Even though the world of computing is becoming more portable and internet based, there’s still times when you need a hard copy of something whether it’s a photo or a document, and a printer is the hardware you turn to. Unfortunately, even printers have their own issues while you’re trying to use them and one of the most common issues is when one of the printing jobs gets stuck in print queue.
Quite often you can’t delete the offending job and it won’t let you print off anything else waiting there behind it. Most people will either disconnect or turn off their printer or reboot the PC to get it to work, but it’s not exactly an ideal solution. The more techie minded people will know there is a solution to the problem by using the Command Prompt to stop the print spooler service, or by creating a batch file, but what’s wrong with having a nice little GUI to save you the trouble?Spoolsv.exe High CPU Usage
Although it seems to be a more common problem in Windows XP, this issue can happen in Vista and 7 as well. For a similar reason to a stuck or corrupt print job the Spoolsv.exe can cause excessive CPU usage, sometimes as much as 99% on a single core computer. Even if you kill the process in Task Manager it will come back several seconds later with the same problem. The fix is often the same as when you remove stuck print jobs from the queue so the options below will very likely work to solve the issue.

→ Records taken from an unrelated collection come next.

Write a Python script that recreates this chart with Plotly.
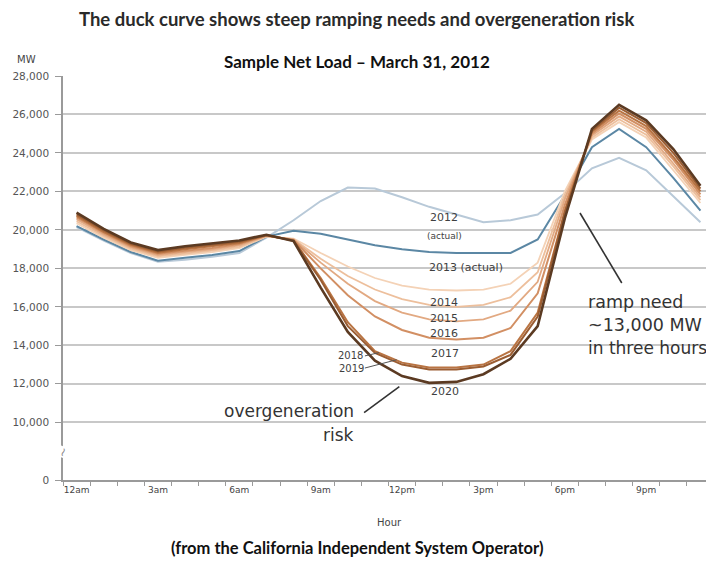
import plotly.graph_objects as go

hours = list(range(24))
x_tick_vals = [0, 3, 6, 9, 12, 15, 18, 21]
x_tick_text = ["12am", "3am", "6am", "9am", "12pm", "3pm", "6pm", "9pm"]
y_tick_vals = [7000, 10000, 12000, 14000, 16000, 18000, 20000, 22000, 24000, 26000, 28000]
y_tick_text = ["0", "10,000", "12,000", "14,000", "16,000", "18,000", "20,000", "22,000", "24,000", "26,000", "28,000"]

load_2012 = [20150, 19450, 18800, 18350, 18450, 18600, 18800, 19600, 20500, 21500, 22200, 22150,
             21700, 21200, 20800, 20400, 20500, 20800, 21900, 23200, 23750, 23100, 21750, 20400]
load_2013 = [20200, 19500, 18850, 18400, 18550, 18700, 18900, 19650, 19950, 19800, 19500, 19200,
             19000, 18850, 18800, 18800, 18800, 19500, 21800, 24300, 25250, 24300, 22700, 21000]
load_2014 = [20350, 19600, 18950, 18550, 18700, 18850, 19050, 19650, 19550, 18800, 18100, 17500,
             17100, 16900, 16850, 16900, 17200, 18300, 22000, 24700, 25600, 24800, 23100, 21400]
load_2015 = [20450, 19680, 19020, 18620, 18770, 18920, 19120, 19670, 19520, 18500, 17600, 16900,
             16400, 16100, 16000, 16100, 16500, 17800, 21800, 24800, 25750, 24950, 23300, 21550]
load_2016 = [20550, 19760, 19090, 18690, 18840, 18990, 19190, 19690, 19500, 18300, 17200, 16300,
             15700, 15350, 15250, 15350, 15800, 17300, 21600, 24900, 25900, 25100, 23450, 21700]
load_2017 = [20650, 19840, 19160, 18760, 18910, 19060, 19260, 19710, 19480, 18000, 16600, 15500,
             14800, 14400, 14300, 14400, 14900, 16700, 21300, 25000, 26050, 25250, 23650, 21850]
load_2018 = [20730, 19900, 19220, 18820, 18990, 19140, 19320, 19720, 19460, 17500, 15200, 13700,
             13100, 12850, 12850, 13000, 13700, 15700, 21000, 25100, 26200, 25400, 23800, 22000]
load_2019 = [20810, 19970, 19280, 18880, 19070, 19220, 19390, 19730, 19440, 17400, 15000, 13600,
             13000, 12750, 12750, 12900, 13500, 15500, 20900, 25150, 26350, 25550, 24000, 22150]
load_2020 = [20900, 20050, 19350, 18950, 19150, 19300, 19450, 19750, 19420, 17000, 14700, 13200,
             12400, 12050, 12100, 12500, 13300, 15000, 20600, 25250, 26500, 25700, 24200, 22300]

series = [
    ("2012", load_2012, "#b8c9d8", 2.0),
    ("2013", load_2013, "#5b87a4", 2.0),
    ("2014", load_2014, "#f4d2b6", 1.8),
    ("2015", load_2015, "#edbf9c", 1.8),
    ("2016", load_2016, "#e2a982", 1.8),
    ("2017", load_2017, "#d28f63", 2.0),
    ("2018", load_2018, "#b97443", 2.0),
    ("2019", load_2019, "#9b5d32", 2.0),
    ("2020", load_2020, "#5b3a22", 2.6),
]

fig = go.Figure()
for name, vals, color, w in series:
    fig.add_trace(go.Scatter(x=hours, y=vals, mode="lines", name=name,
                             line=dict(color=color, width=w), hoverinfo="skip"))

ann_font = "DejaVu Sans"
label_color = "#3f3f3f"
big_color = "#333333"
annotations = [
    dict(x=13.55, y=20620, text="2012", font=dict(size=11, color=label_color, family=ann_font)),
    dict(x=13.55, y=19680, text="(actual)", font=dict(size=9, color=label_color, family=ann_font)),
    dict(x=14.35, y=18070, text="2013 (actual)", font=dict(size=11, color=label_color, family=ann_font)),
    dict(x=13.55, y=16250, text="2014", font=dict(size=11, color=label_color, family=ann_font)),
    dict(x=13.55, y=15420, text="2015", font=dict(size=11, color=label_color, family=ann_font)),
    dict(x=13.55, y=14640, text="2016", font=dict(size=11, color=label_color, family=ann_font)),
    dict(x=13.6, y=13600, text="2017", font=dict(size=11, color=label_color, family=ann_font)),
    dict(x=13.6, y=11580, text="2020", font=dict(size=11, color=label_color, family=ann_font)),
    dict(x=10.1, y=13450, text="2018", font=dict(size=10, color=label_color, family=ann_font)),
    dict(x=10.15, y=12820, text="2019", font=dict(size=10, color=label_color, family=ann_font)),
    dict(x=10.27, y=10590, text="overgeneration", xanchor="right",
         font=dict(size=17, color=big_color, family=ann_font)),
    dict(x=10.27, y=9340, text="risk", xanchor="right",
         font=dict(size=17, color=big_color, family=ann_font)),
    dict(x=18.82, y=16250, text="ramp need", xanchor="left",
         font=dict(size=17.5, color=big_color, family=ann_font)),
    dict(x=18.82, y=15060, text="~13,000 MW", xanchor="left",
         font=dict(size=17.5, color=big_color, family=ann_font)),
    dict(x=18.82, y=13860, text="in three hours", xanchor="left",
         font=dict(size=17, color=big_color, family=ann_font)),
]
for a in annotations:
    a.update(xref="x", yref="y", showarrow=False, yanchor="middle", borderpad=0)

# page texts (paper coordinates relative to the plot area)
page_texts = [
    dict(x=0.4516, y=1.1412, text="<b>The duck curve shows steep ramping needs and overgeneration risk</b>",
         font=dict(size=18.5, color="#2a2a2a", family="Lato")),
    dict(x=0.4516, y=1.037, text="<b>Sample Net Load – March 31, 2012</b>",
         font=dict(size=17, color="#111111", family="Lato")),
    dict(x=-0.0553, y=1.04, text="MW",
         font=dict(size=10, color="#444444", family=ann_font)),
    dict(x=0.502, y=-0.104, text="Hour",
         font=dict(size=10, color="#444444", family=ann_font)),
    dict(x=0.4516, y=-0.168, text="<b>(from the California Independent System Operator)</b>",
         font=dict(size=16.5, color="#111111", family="Lato")),
]
for a in page_texts:
    a.update(xref="paper", yref="paper", showarrow=False, xanchor="center", yanchor="middle")
annotations += page_texts
annotations.append(dict(xref="paper", yref="y", x=0, y=8450, text="~", textangle=-70, bgcolor="white",
                        showarrow=False, xanchor="center", yanchor="middle", borderpad=0,
                        font=dict(size=12, color="#888888", family=ann_font)))

shapes = [
    dict(type="line", xref="x", yref="y", x0=10.6, y0=10500, x1=11.9, y1=11850,
         line=dict(color="#333333", width=1.6)),
    dict(type="line", xref="x", yref="y", x0=18.56, y0=20880, x1=20.1, y1=17240,
         line=dict(color="#333333", width=1.6)),
    dict(type="line", xref="x", yref="y", x0=10.63, y0=13450, x1=11.15, y1=13620,
         line=dict(color="#555555", width=1)),
    dict(type="line", xref="x", yref="y", x0=10.63, y0=12820, x1=11.8, y1=13250,
         line=dict(color="#555555", width=1)),
]

# page body has an 8px margin: figure is 706x554 placed at (8, 8)
fig.update_layout(
    width=706, height=554,
    margin=dict(l=55, r=0, t=68, b=82),
    paper_bgcolor="white", plot_bgcolor="white",
    showlegend=False,
    annotations=annotations,
    shapes=shapes,
    xaxis=dict(range=[-0.5, 23.5], tickmode="array", tickvals=x_tick_vals, ticktext=x_tick_text,
               showgrid=False, zeroline=False, showline=True, linecolor="#9a9a9a", linewidth=1.5,
               ticks="", tickfont=dict(size=9, color="#444444", family=ann_font),
               minor=dict(tickmode="linear", tick0=0.5, dtick=1, ticks="outside", ticklen=4,
                          tickcolor="#9a9a9a", showgrid=False)),
    yaxis=dict(range=[7000, 28000], tickmode="array", tickvals=y_tick_vals, ticktext=y_tick_text,
               showgrid=True, gridcolor="#c8c8c8", gridwidth=2, zeroline=False,
               showline=True, linecolor="#9a9a9a", linewidth=1.5,
               ticks="outside", ticklen=6, tickcolor="#9a9a9a", ticklabelstandoff=4,
               tickfont=dict(size=10.5, color="#555555", family=ann_font)),
)

fig.write_html("out.html")
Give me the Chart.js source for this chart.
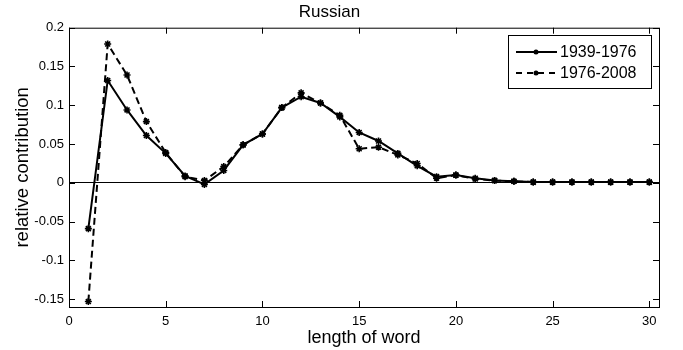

The Stalled Printer Repair utility is a very useful to have around because it does all the starting and stopping of the Spooler service for you as well as deleting any print job files which may be causing a problem. As you might expect with small utility like this one, it’s completely portable with just the standalone executable. Extract the file from the zip, right click and ‘Run as Administrator’ on Vista or 7 systems.
Using the utility couldn’t be simpler, if there are stuck prints in the queue, the program will tell you and list them in the window. Clicking on ‘Purge Print Jobs’ will delete all the prints waiting in the queue and freeing up your printer for further printing. Do be aware that all jobs in the queue will be deleted, not just the stuck one.
There is also the option to do a similar thing to the repair tool the manual way, which could be very useful if the problem of stuck print jobs or a high CPU usage Spoolsv.exe happens more often than you’d like. What you can do is download this batch file we have created which will stop the Spooler Service, delete all print jobs and then restart the Service again. Simply place it on your desktop or make a shortcut to it and when needed, just execute the batch file as administrator (Right click and run as administrator).
If you really want to do it the manual way yourself, type the following into a Command Prompt:
net stop spooler
del /Q /F /S “%systemroot%\System32\Spool\Printers\*.*”
net start spooler
Stalled Printer Repair is compatible with 2000, XP, Vista and Windows 7 32 and 64bit.